Reproduce the material word for word; the images stay out.

** begin SUPPLIED INFORMATION **

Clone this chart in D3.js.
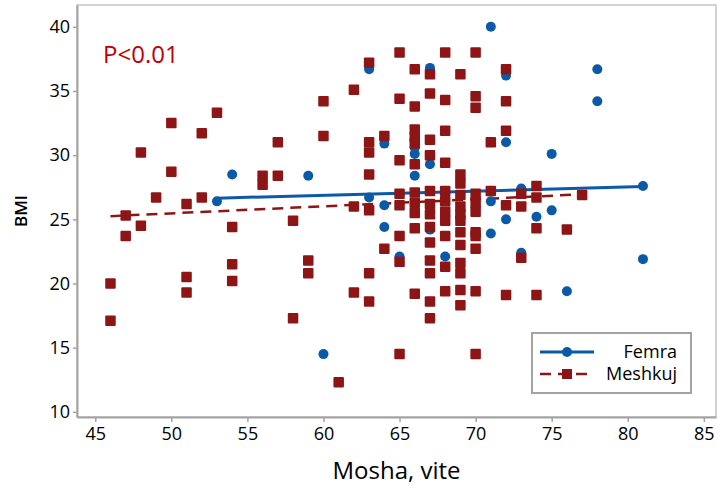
<!DOCTYPE html>
<html>
<head>
<meta charset="utf-8">
<script src="https://cdn.jsdelivr.net/npm/d3@7"></script>
<style>
  html, body { margin: 0; padding: 0; background: #fff; }
  text { font-family: 'Open Sans', 'Noto Sans', sans-serif; }
</style>
</head>
<body>
<div id="chart"></div>
<script>
// BMI by age (years), grouped by age column
const femra = [
    [53, [26.4]], [54, [28.5]], [59, [28.4]], [60, [14.5]],
    [63, [36.7, 26.7]], [64, [30.9, 26.1, 24.4]], [65, [22.1]],
    [66, [30.6, 30.1, 28.4]], [67, [36.8, 29.3, 24.2]], [68, [22.1]],
    [71, [40.0, 26.4, 23.9]], [72, [36.2, 31.0, 25.0]], [73, [27.4, 22.4]],
    [74, [25.2]], [75, [30.1, 25.7]], [76, [19.4]], [78, [36.7, 34.2]],
    [81, [27.6, 21.9]]
];
const meshkuj = [
    [46, [20.0, 17.1]], [47, [25.3, 23.7]], [48, [30.2, 24.5]], [49, [26.7]],
    [50, [32.5, 28.7]], [51, [26.2, 20.5, 19.3]], [52, [31.7, 26.7]], [53, [33.3]],
    [54, [24.4, 21.5, 20.2]], [56, [28.4, 27.7]], [57, [31.0, 28.4]],
    [58, [24.9, 17.3]], [59, [21.8, 20.8]], [60, [34.2, 31.5]], [61, [12.3]],
    [62, [35.1, 26.0, 19.3]],
    [63, [37.2, 31.0, 30.2, 28.5, 25.7, 20.8, 18.6]],
    [64, [31.5, 22.7]],
    [65, [38.0, 34.4, 29.6, 27.0, 26.1, 23.7, 21.7, 14.5]],
    [66, [36.7, 33.8, 32.0, 31.4, 30.9, 29.3, 27.1, 26.3, 25.5, 24.3, 19.2]],
    [67, [36.3, 34.8, 31.2, 30.0, 27.2, 26.2, 25.4, 24.4, 23.2, 21.8, 20.8, 18.6, 17.3]],
    [68, [38.0, 34.3, 31.9, 29.4, 27.2, 26.4, 25.6, 24.9, 23.7, 21.3, 19.4]],
    [69, [36.3, 28.5, 27.8, 26.9, 26.0, 25.4, 24.9, 24.0, 23.0, 21.6, 20.8, 19.5, 18.3]],
    [70, [38.0, 34.6, 33.7, 27.0, 26.3, 25.6, 24.0, 23.7, 22.7, 19.4, 14.5]],
    [71, [31.0, 27.2]], [72, [36.7, 34.2, 31.9, 26.1, 19.1]],
    [73, [27.0, 26.0, 22.0]], [74, [27.6, 26.7, 24.3, 19.1]],
    [76, [24.2]], [77, [26.9]]
];
// fitted lines, end points
const femraFit = [[53, 26.65], [81, 27.55]];
const meshkujFit = [[46, 25.25], [77, 26.95]];

const xTicks = [45, 50, 55, 60, 65, 70, 75, 80, 85];
const yTicks = [10, 15, 20, 25, 30, 35, 40];
const seriesNames = ['Femra', 'Meshkuj'];

const blue = '#0b5aa8';
const red = '#8d1515';
const grey = '#a3a3a3';

const width = 718, height = 488;
const plot = { left: 77, top: 5, right: 716, bottom: 417 };

const svg = d3.select('#chart').append('svg')
    .attr('width', width)
    .attr('height', height);

const x = d3.scaleLinear().domain([43.8, 85.8]).range([plot.left, plot.right]);
const y = d3.scaleLinear().domain([9.6, 41.7]).range([plot.bottom, plot.top]);

const flat = (groups) => groups.flatMap(([age, vals]) => vals.map(v => ({ age: age, bmi: v })));

// frame
svg.append('rect')
    .attr('x', plot.left).attr('y', plot.top)
    .attr('width', plot.right - plot.left).attr('height', plot.bottom - plot.top)
    .attr('fill', 'none').attr('stroke', '#c4c4c4').attr('stroke-width', 1.5);

// axes
const xAxis = svg.append('g')
    .attr('transform', 'translate(0,' + plot.bottom + ')')
    .call(d3.axisBottom(x).tickValues(xTicks).tickSize(5).tickSizeOuter(0));
const yAxis = svg.append('g')
    .attr('transform', 'translate(' + plot.left + ',0)')
    .call(d3.axisLeft(y).tickValues(yTicks).tickSize(4).tickSizeOuter(0));

[xAxis, yAxis].forEach(a => {
    a.select('.domain').attr('stroke', grey).attr('stroke-width', 2);
    a.selectAll('.tick line').attr('stroke', grey).attr('stroke-width', 1.5);
    a.selectAll('.tick text')
        .attr('font-family', "'Open Sans', sans-serif")
        .attr('font-size', 18)
        .attr('fill', '#000');
});
xAxis.selectAll('.tick text').attr('y', 10);
yAxis.selectAll('.tick text').attr('x', -7);

// axis titles
svg.append('text')
    .attr('x', (plot.left + plot.right) / 2)
    .attr('y', 479)
    .attr('text-anchor', 'middle')
    .attr('font-size', 24)
    .attr('fill', '#000')
    .text('Mosha, vite');

svg.append('text')
    .attr('transform', 'translate(27,' + ((plot.top + plot.bottom) / 2) + ') rotate(-90)')
    .attr('text-anchor', 'middle')
    .attr('font-size', 17)
    .attr('font-weight', 600)
    .attr('fill', '#000')
    .text('BMI');

// fit lines
const line = d3.line().x(d => x(d[0])).y(d => y(d[1]));
svg.append('path')
    .datum(femraFit)
    .attr('d', line)
    .attr('fill', 'none').attr('stroke', blue).attr('stroke-width', 3);
svg.append('path')
    .datum(meshkujFit)
    .attr('d', line)
    .attr('fill', 'none').attr('stroke', red).attr('stroke-width', 2.5)
    .attr('stroke-dasharray', '11,7');

// points
svg.append('g').selectAll('circle')
    .data(flat(femra))
    .enter().append('circle')
    .attr('cx', d => x(d.age))
    .attr('cy', d => y(d.bmi))
    .attr('r', 5)
    .attr('fill', blue);

const sq = 10.5;
svg.append('g').selectAll('rect')
    .data(flat(meshkuj))
    .enter().append('rect')
    .attr('x', d => x(d.age) - sq / 2)
    .attr('y', d => y(d.bmi) - sq / 2)
    .attr('width', sq).attr('height', sq)
    .attr('rx', 1)
    .attr('fill', red);

// annotation
svg.append('text')
    .attr('x', 103)
    .attr('y', 63)
    .attr('font-size', 24)
    .attr('fill', '#c00000')
    .text('P<0.01');

// legend
const legend = svg.append('g');
legend.append('rect')
    .attr('x', 532).attr('y', 333)
    .attr('width', 159).attr('height', 60)
    .attr('fill', '#fff').attr('stroke', grey).attr('stroke-width', 2);

const legendRows = [
    { name: seriesNames[0], color: blue, dash: null, shape: 'circle', yPos: 352 },
    { name: seriesNames[1], color: red, dash: '11,7', shape: 'square', yPos: 374 }
];
legendRows.forEach(r => {
    legend.append('line')
        .attr('x1', 540).attr('x2', 594)
        .attr('y1', r.yPos).attr('y2', r.yPos)
        .attr('stroke', r.color)
        .attr('stroke-width', r.dash ? 2.5 : 3)
        .attr('stroke-dasharray', r.dash);
    if (r.shape === 'circle') {
        legend.append('circle').attr('cx', 567).attr('cy', r.yPos).attr('r', 5).attr('fill', r.color);
    } else {
        legend.append('rect').attr('x', 562).attr('y', r.yPos - 5).attr('width', 10).attr('height', 10).attr('fill', r.color);
    }
    legend.append('text')
        .attr('x', 677).attr('y', r.yPos + 6)
        .attr('text-anchor', 'end')
        .attr('font-size', 18)
        .attr('fill', '#000')
        .text(r.name);
});
</script>
</body>
</html>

** end SUPPLIED INFORMATION **

THE RESULT:
Clone this chart in D3.js.
<!DOCTYPE html>
<html>
<head>
<meta charset="utf-8">
<script src="https://cdn.jsdelivr.net/npm/d3@7"></script>
<style>
  html, body { margin: 0; padding: 0; background: #fff; }
  text { font-family: 'Open Sans', 'Noto Sans', sans-serif; }
</style>
</head>
<body>
<div id="chart"></div>
<script>
// BMI by age (years), grouped by age column
const femra = [
    [53, [26.4]], [54, [28.5]], [59, [28.4]], [60, [14.5]],
    [63, [36.7, 26.7]], [64, [30.9, 26.1, 24.4]], [65, [22.1]],
    [66, [30.6, 30.1, 28.4]], [67, [36.8, 29.3, 24.2]], [68, [22.1]],
    [71, [40.0, 26.4, 23.9]], [72, [36.2, 31.0, 25.0]], [73, [27.4, 22.4]],
    [74, [25.2]], [75, [30.1, 25.7]], [76, [19.4]], [78, [36.7, 34.2]],
    [81, [27.6, 21.9]]
];
const meshkuj = [
    [46, [20.0, 17.1]], [47, [25.3, 23.7]], [48, [30.2, 24.5]], [49, [26.7]],
    [50, [32.5, 28.7]], [51, [26.2, 20.5, 19.3]], [52, [31.7, 26.7]], [53, [33.3]],
    [54, [24.4, 21.5, 20.2]], [56, [28.4, 27.7]], [57, [31.0, 28.4]],
    [58, [24.9, 17.3]], [59, [21.8, 20.8]], [60, [34.2, 31.5]], [61, [12.3]],
    [62, [35.1, 26.0, 19.3]],
    [63, [37.2, 31.0, 30.2, 28.5, 25.7, 20.8, 18.6]],
    [64, [31.5, 22.7]],
    [65, [38.0, 34.4, 29.6, 27.0, 26.1, 23.7, 21.7, 14.5]],
    [66, [36.7, 33.8, 32.0, 31.4, 30.9, 29.3, 27.1, 26.3, 25.5, 24.3, 19.2]],
    [67, [36.3, 34.8, 31.2, 30.0, 27.2, 26.2, 25.4, 24.4, 23.2, 21.8, 20.8, 18.6, 17.3]],
    [68, [38.0, 34.3, 31.9, 29.4, 27.2, 26.4, 25.6, 24.9, 23.7, 21.3, 19.4]],
    [69, [36.3, 28.5, 27.8, 26.9, 26.0, 25.4, 24.9, 24.0, 23.0, 21.6, 20.8, 19.5, 18.3]],
    [70, [38.0, 34.6, 33.7, 27.0, 26.3, 25.6, 24.0, 23.7, 22.7, 19.4, 14.5]],
    [71, [31.0, 27.2]], [72, [36.7, 34.2, 31.9, 26.1, 19.1]],
    [73, [27.0, 26.0, 22.0]], [74, [27.6, 26.7, 24.3, 19.1]],
    [76, [24.2]], [77, [26.9]]
];
// fitted lines, end points
const femraFit = [[53, 26.65], [81, 27.55]];
const meshkujFit = [[46, 25.25], [77, 26.95]];

const xTicks = [45, 50, 55, 60, 65, 70, 75, 80, 85];
const yTicks = [10, 15, 20, 25, 30, 35, 40];
const seriesNames = ['Femra', 'Meshkuj'];

const blue = '#0b5aa8';
const red = '#8d1515';
const grey = '#a3a3a3';

const width = 718, height = 488;
const plot = { left: 77, top: 5, right: 716, bottom: 417 };

const svg = d3.select('#chart').append('svg')
    .attr('width', width)
    .attr('height', height);

const x = d3.scaleLinear().domain([43.8, 85.8]).range([plot.left, plot.right]);
const y = d3.scaleLinear().domain([9.6, 41.7]).range([plot.bottom, plot.top]);

const flat = (groups) => groups.flatMap(([age, vals]) => vals.map(v => ({ age: age, bmi: v })));

// frame
svg.append('rect')
    .attr('x', plot.left).attr('y', plot.top)
    .attr('width', plot.right - plot.left).attr('height', plot.bottom - plot.top)
    .attr('fill', 'none').attr('stroke', '#c4c4c4').attr('stroke-width', 1.5);

// axes
const xAxis = svg.append('g')
    .attr('transform', 'translate(0,' + plot.bottom + ')')
    .call(d3.axisBottom(x).tickValues(xTicks).tickSize(5).tickSizeOuter(0));
const yAxis = svg.append('g')
    .attr('transform', 'translate(' + plot.left + ',0)')
    .call(d3.axisLeft(y).tickValues(yTicks).tickSize(4).tickSizeOuter(0));

[xAxis, yAxis].forEach(a => {
    a.select('.domain').attr('stroke', grey).attr('stroke-width', 2);
    a.selectAll('.tick line').attr('stroke', grey).attr('stroke-width', 1.5);
    a.selectAll('.tick text')
        .attr('font-family', "'Open Sans', sans-serif")
        .attr('font-size', 18)
        .attr('fill', '#000');
});
xAxis.selectAll('.tick text').attr('y', 10);
yAxis.selectAll('.tick text').attr('x', -7);

// axis titles
svg.append('text')
    .attr('x', (plot.left + plot.right) / 2)
    .attr('y', 479)
    .attr('text-anchor', 'middle')
    .attr('font-size', 24)
    .attr('fill', '#000')
    .text('Mosha, vite');

svg.append('text')
    .attr('transform', 'translate(27,' + ((plot.top + plot.bottom) / 2) + ') rotate(-90)')
    .attr('text-anchor', 'middle')
    .attr('font-size', 17)
    .attr('font-weight', 600)
    .attr('fill', '#000')
    .text('BMI');

// fit lines
const line = d3.line().x(d => x(d[0])).y(d => y(d[1]));
svg.append('path')
    .datum(femraFit)
    .attr('d', line)
    .attr('fill', 'none').attr('stroke', blue).attr('stroke-width', 3);
svg.append('path')
    .datum(meshkujFit)
    .attr('d', line)
    .attr('fill', 'none').attr('stroke', red).attr('stroke-width', 2.5)
    .attr('stroke-dasharray', '11,7');

// points
svg.append('g').selectAll('circle')
    .data(flat(femra))
    .enter().append('circle')
    .attr('cx', d => x(d.age))
    .attr('cy', d => y(d.bmi))
    .attr('r', 5)
    .attr('fill', blue);

const sq = 10.5;
svg.append('g').selectAll('rect')
    .data(flat(meshkuj))
    .enter().append('rect')
    .attr('x', d => x(d.age) - sq / 2)
    .attr('y', d => y(d.bmi) - sq / 2)
    .attr('width', sq).attr('height', sq)
    .attr('rx', 1)
    .attr('fill', red);

// annotation
svg.append('text')
    .attr('x', 103)
    .attr('y', 63)
    .attr('font-size', 24)
    .attr('fill', '#c00000')
    .text('P<0.01');

// legend
const legend = svg.append('g');
legend.append('rect')
    .attr('x', 532).attr('y', 333)
    .attr('width', 159).attr('height', 60)
    .attr('fill', '#fff').attr('stroke', grey).attr('stroke-width', 2);

const legendRows = [
    { name: seriesNames[0], color: blue, dash: null, shape: 'circle', yPos: 352 },
    { name: seriesNames[1], color: red, dash: '11,7', shape: 'square', yPos: 374 }
];
legendRows.forEach(r => {
    legend.append('line')
        .attr('x1', 540).attr('x2', 594)
        .attr('y1', r.yPos).attr('y2', r.yPos)
        .attr('stroke', r.color)
        .attr('stroke-width', r.dash ? 2.5 : 3)
        .attr('stroke-dasharray', r.dash);
    if (r.shape === 'circle') {
        legend.append('circle').attr('cx', 567).attr('cy', r.yPos).attr('r', 5).attr('fill', r.color);
    } else {
        legend.append('rect').attr('x', 562).attr('y', r.yPos - 5).attr('width', 10).attr('height', 10).attr('fill', r.color);
    }
    legend.append('text')
        .attr('x', 677).attr('y', r.yPos + 6)
        .attr('text-anchor', 'end')
        .attr('font-size', 18)
        .attr('fill', '#000')
        .text(r.name);
});
</script>
</body>
</html>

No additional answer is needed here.